As described in film magazines, Elizabeth "Liz" Simpkins is the motherless daughter of John Simpkins, the town drunk. Despite the challenges of her home life, Liz manages to graduate with honours from the village high school, even though she has to make her own graduation dress and attend the ceremony alone. She then attempts to support her father and herself by taking in laundry. The village minister, Henry Pennfield, takes an interest in Liz and develops an attraction to her, which she reciprocates.

Meanwhile, Mildred Holcombe, a rich society girl of the village, has fallen in love with Arnold Brice, who claims to be a travelling artist but is in fact selling forgeries. When her disapproving brother Arthur is about to catch Mildred in a clandestine tryst with Brice, Liz hurries to warn the other girl. Mildred is able to flee but Brice traps Liz in his quarters, and when Arthur Holcombe arrives he misinterprets the situation and accuses Liz of having an affair with Brice.

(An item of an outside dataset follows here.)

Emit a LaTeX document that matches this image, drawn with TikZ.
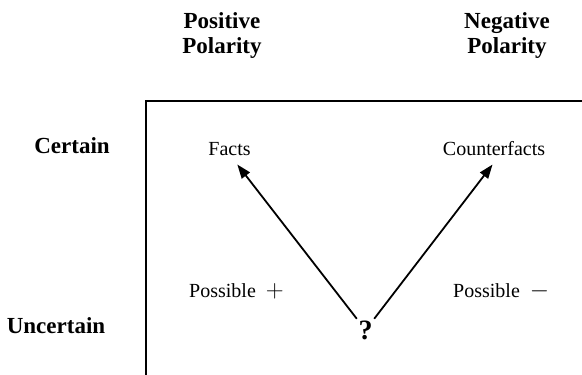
\documentclass[tikz,border=0pt]{standalone}
\usepackage{fontspec}
\setmainfont{Liberation Serif}
\usetikzlibrary{arrows.meta}
\begin{document}
\begin{tikzpicture}[x=1bp,y=-1bp,
  hdr/.style={font=\fontsize{23bp}{25bp}\selectfont\bfseries, align=center, inner sep=0pt, anchor=base},
  rowlab/.style={font=\fontsize{23bp}{25bp}\selectfont\bfseries, inner sep=0pt, anchor=base},
  cell/.style={font=\fontsize{20bp}{24bp}\selectfont, inner sep=2bp, anchor=base},
  qmark/.style={font=\fontsize{28bp}{28bp}\selectfont\bfseries, inner sep=1.5bp, anchor=base},
  arr/.style={line width=1.8bp, -{Triangle[length=14bp,width=10bp]}, shorten >=9bp},
  frame/.style={line width=1.8bp}
]
\useasboundingbox (0,0) rectangle (582,374);
% frame (open to the right and bottom)
\coordinate (ftr) at (600,101);
\coordinate (ftl) at (146,101);
\coordinate (fbl) at (146,400);
\draw[frame] (ftr) -- (ftl) -- (fbl);
% headers
\node[hdr] (pos) at (222,53) {Positive\\Polarity};
\node[hdr] (neg) at (507,53) {Negative\\Polarity};
\node[rowlab] (cert) at (72,153) {Certain};
\node[rowlab] (unc) at (56,333) {Uncertain};
% cells
\node[cell] (facts) at (229.5,155) {Facts};
\node[cell] (cfacts) at (494,155) {Counterfacts};
\node[cell, anchor=base west] (posp) at (187,297) {Possible\hspace{10bp}{\fontsize{25bp}{25bp}\selectfont $+$}};
\node[cell, anchor=base west] (posm) at (451,297) {Possible\hspace{10bp}{\fontsize{25bp}{25bp}\selectfont $-$}};
\node[qmark] (q) at (365.5,339) {?};
% arrows
\draw[arr] (q.north west) -- ([xshift=2.3bp]facts.south);
\draw[arr] (q.north east) -- ([xshift=4bp]cfacts.south);
\end{tikzpicture}
\end{document}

Liz is unwilling to divulge Mildred's secret, and so the village authorities meet to decide what to do with her. Meanwhile, Liz's father has grown increasingly ill through drinking, and he passes away, leaving Liz an orphan. The authorities decide that Liz must be sent to an institution on account of her supposed inappropriate behaviour.

Liz pleads with Mildred to tell the truth and clear her good name, but Mildred refuses. Pennfield, however, has overheard this conversation. He reveals the truth to Arthur Holcombe, sees that Brice leaves town, resigns his position as minister, and announces that he will wed Liz Simpkins.